Requirement: Exclude the pictures, then repeat the remaining data exactly.

(Records with drawing code)
--*--
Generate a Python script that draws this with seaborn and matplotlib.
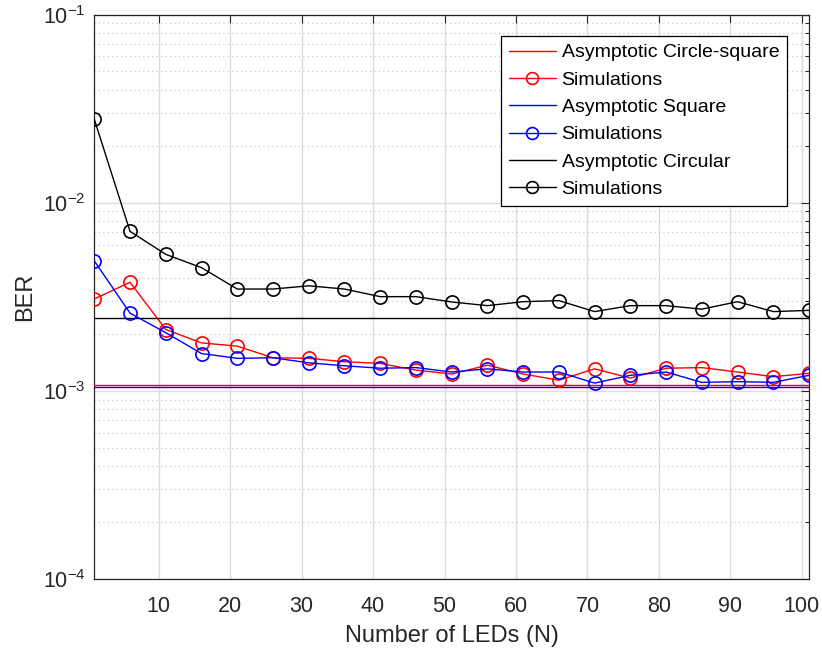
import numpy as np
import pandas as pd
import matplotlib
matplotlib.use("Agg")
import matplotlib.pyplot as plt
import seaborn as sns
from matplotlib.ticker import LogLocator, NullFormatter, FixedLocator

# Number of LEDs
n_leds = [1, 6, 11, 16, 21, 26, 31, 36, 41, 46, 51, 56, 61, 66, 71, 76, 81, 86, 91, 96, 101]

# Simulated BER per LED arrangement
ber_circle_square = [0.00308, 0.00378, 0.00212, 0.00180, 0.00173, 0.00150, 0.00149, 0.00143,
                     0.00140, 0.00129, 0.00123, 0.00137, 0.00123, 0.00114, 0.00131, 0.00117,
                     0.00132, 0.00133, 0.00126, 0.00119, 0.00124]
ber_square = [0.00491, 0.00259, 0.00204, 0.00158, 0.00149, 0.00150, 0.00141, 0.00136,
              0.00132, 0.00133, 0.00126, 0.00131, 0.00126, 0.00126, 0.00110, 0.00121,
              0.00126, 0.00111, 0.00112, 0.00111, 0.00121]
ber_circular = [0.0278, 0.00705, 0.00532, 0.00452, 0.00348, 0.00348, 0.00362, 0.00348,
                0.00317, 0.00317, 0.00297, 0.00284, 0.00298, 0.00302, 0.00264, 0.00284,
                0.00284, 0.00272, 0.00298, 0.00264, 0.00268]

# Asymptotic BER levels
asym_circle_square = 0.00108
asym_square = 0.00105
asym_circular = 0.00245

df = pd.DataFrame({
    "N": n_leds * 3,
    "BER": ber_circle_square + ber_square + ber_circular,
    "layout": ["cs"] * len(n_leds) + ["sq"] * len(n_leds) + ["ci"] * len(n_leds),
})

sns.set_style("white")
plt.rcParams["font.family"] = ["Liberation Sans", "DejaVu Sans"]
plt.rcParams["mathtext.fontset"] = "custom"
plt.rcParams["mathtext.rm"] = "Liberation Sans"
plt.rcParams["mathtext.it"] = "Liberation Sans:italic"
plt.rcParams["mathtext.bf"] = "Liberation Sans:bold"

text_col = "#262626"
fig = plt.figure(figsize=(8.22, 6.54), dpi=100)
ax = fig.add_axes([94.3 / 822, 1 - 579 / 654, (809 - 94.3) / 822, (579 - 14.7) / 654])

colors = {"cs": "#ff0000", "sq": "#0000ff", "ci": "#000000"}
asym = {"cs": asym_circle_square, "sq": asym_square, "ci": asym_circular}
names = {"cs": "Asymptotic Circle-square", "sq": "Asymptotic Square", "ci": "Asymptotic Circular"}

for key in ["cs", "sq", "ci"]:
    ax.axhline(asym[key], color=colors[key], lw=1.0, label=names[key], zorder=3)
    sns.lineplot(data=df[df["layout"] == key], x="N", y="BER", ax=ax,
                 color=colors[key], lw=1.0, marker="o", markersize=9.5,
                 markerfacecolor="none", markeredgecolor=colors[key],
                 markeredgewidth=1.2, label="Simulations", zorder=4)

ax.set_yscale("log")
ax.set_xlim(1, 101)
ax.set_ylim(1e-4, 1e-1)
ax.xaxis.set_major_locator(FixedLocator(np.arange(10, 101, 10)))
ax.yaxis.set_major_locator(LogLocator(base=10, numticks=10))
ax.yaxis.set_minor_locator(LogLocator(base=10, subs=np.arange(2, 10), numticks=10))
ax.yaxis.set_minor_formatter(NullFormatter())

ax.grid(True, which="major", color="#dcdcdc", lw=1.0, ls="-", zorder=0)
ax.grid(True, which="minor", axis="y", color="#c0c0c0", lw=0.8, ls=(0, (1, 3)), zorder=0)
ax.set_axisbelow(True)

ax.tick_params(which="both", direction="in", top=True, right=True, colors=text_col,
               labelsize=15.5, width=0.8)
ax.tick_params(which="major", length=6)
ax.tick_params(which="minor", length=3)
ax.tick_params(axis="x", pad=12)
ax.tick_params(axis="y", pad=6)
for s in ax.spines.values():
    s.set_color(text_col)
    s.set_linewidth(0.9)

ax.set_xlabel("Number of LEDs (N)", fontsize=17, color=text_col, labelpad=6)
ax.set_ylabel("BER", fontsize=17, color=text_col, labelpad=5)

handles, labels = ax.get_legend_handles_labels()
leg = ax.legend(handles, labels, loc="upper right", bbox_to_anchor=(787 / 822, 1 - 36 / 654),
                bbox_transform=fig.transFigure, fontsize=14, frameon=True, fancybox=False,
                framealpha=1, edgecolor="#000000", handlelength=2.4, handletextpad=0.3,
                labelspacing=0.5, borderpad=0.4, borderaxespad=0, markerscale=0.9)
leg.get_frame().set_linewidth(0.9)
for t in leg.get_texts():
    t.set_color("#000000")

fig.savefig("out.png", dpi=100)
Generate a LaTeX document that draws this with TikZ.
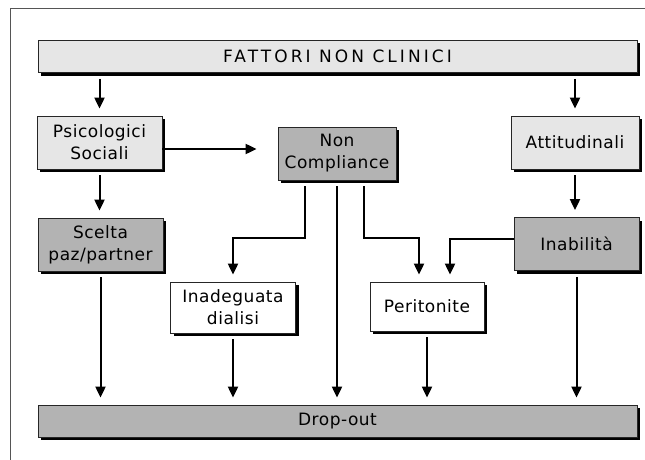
--*--
Answer to the task:
Generate a Python script that draws this with seaborn and matplotlib.
import numpy as np
import pandas as pd
import matplotlib
matplotlib.use("Agg")
import matplotlib.pyplot as plt
import seaborn as sns
from matplotlib.ticker import LogLocator, NullFormatter, FixedLocator

# Number of LEDs
n_leds = [1, 6, 11, 16, 21, 26, 31, 36, 41, 46, 51, 56, 61, 66, 71, 76, 81, 86, 91, 96, 101]

# Simulated BER per LED arrangement
ber_circle_square = [0.00308, 0.00378, 0.00212, 0.00180, 0.00173, 0.00150, 0.00149, 0.00143,
                     0.00140, 0.00129, 0.00123, 0.00137, 0.00123, 0.00114, 0.00131, 0.00117,
                     0.00132, 0.00133, 0.00126, 0.00119, 0.00124]
ber_square = [0.00491, 0.00259, 0.00204, 0.00158, 0.00149, 0.00150, 0.00141, 0.00136,
              0.00132, 0.00133, 0.00126, 0.00131, 0.00126, 0.00126, 0.00110, 0.00121,
              0.00126, 0.00111, 0.00112, 0.00111, 0.00121]
ber_circular = [0.0278, 0.00705, 0.00532, 0.00452, 0.00348, 0.00348, 0.00362, 0.00348,
                0.00317, 0.00317, 0.00297, 0.00284, 0.00298, 0.00302, 0.00264, 0.00284,
                0.00284, 0.00272, 0.00298, 0.00264, 0.00268]

# Asymptotic BER levels
asym_circle_square = 0.00108
asym_square = 0.00105
asym_circular = 0.00245

df = pd.DataFrame({
    "N": n_leds * 3,
    "BER": ber_circle_square + ber_square + ber_circular,
    "layout": ["cs"] * len(n_leds) + ["sq"] * len(n_leds) + ["ci"] * len(n_leds),
})

sns.set_style("white")
plt.rcParams["font.family"] = ["Liberation Sans", "DejaVu Sans"]
plt.rcParams["mathtext.fontset"] = "custom"
plt.rcParams["mathtext.rm"] = "Liberation Sans"
plt.rcParams["mathtext.it"] = "Liberation Sans:italic"
plt.rcParams["mathtext.bf"] = "Liberation Sans:bold"

text_col = "#262626"
fig = plt.figure(figsize=(8.22, 6.54), dpi=100)
ax = fig.add_axes([94.3 / 822, 1 - 579 / 654, (809 - 94.3) / 822, (579 - 14.7) / 654])

colors = {"cs": "#ff0000", "sq": "#0000ff", "ci": "#000000"}
asym = {"cs": asym_circle_square, "sq": asym_square, "ci": asym_circular}
names = {"cs": "Asymptotic Circle-square", "sq": "Asymptotic Square", "ci": "Asymptotic Circular"}

for key in ["cs", "sq", "ci"]:
    ax.axhline(asym[key], color=colors[key], lw=1.0, label=names[key], zorder=3)
    sns.lineplot(data=df[df["layout"] == key], x="N", y="BER", ax=ax,
                 color=colors[key], lw=1.0, marker="o", markersize=9.5,
                 markerfacecolor="none", markeredgecolor=colors[key],
                 markeredgewidth=1.2, label="Simulations", zorder=4)

ax.set_yscale("log")
ax.set_xlim(1, 101)
ax.set_ylim(1e-4, 1e-1)
ax.xaxis.set_major_locator(FixedLocator(np.arange(10, 101, 10)))
ax.yaxis.set_major_locator(LogLocator(base=10, numticks=10))
ax.yaxis.set_minor_locator(LogLocator(base=10, subs=np.arange(2, 10), numticks=10))
ax.yaxis.set_minor_formatter(NullFormatter())

ax.grid(True, which="major", color="#dcdcdc", lw=1.0, ls="-", zorder=0)
ax.grid(True, which="minor", axis="y", color="#c0c0c0", lw=0.8, ls=(0, (1, 3)), zorder=0)
ax.set_axisbelow(True)

ax.tick_params(which="both", direction="in", top=True, right=True, colors=text_col,
               labelsize=15.5, width=0.8)
ax.tick_params(which="major", length=6)
ax.tick_params(which="minor", length=3)
ax.tick_params(axis="x", pad=12)
ax.tick_params(axis="y", pad=6)
for s in ax.spines.values():
    s.set_color(text_col)
    s.set_linewidth(0.9)

ax.set_xlabel("Number of LEDs (N)", fontsize=17, color=text_col, labelpad=6)
ax.set_ylabel("BER", fontsize=17, color=text_col, labelpad=5)

handles, labels = ax.get_legend_handles_labels()
leg = ax.legend(handles, labels, loc="upper right", bbox_to_anchor=(787 / 822, 1 - 36 / 654),
                bbox_transform=fig.transFigure, fontsize=14, frameon=True, fancybox=False,
                framealpha=1, edgecolor="#000000", handlelength=2.4, handletextpad=0.3,
                labelspacing=0.5, borderpad=0.4, borderaxespad=0, markerscale=0.9)
leg.get_frame().set_linewidth(0.9)
for t in leg.get_texts():
    t.set_color("#000000")

fig.savefig("out.png", dpi=100)
Generate a LaTeX document that draws this with TikZ.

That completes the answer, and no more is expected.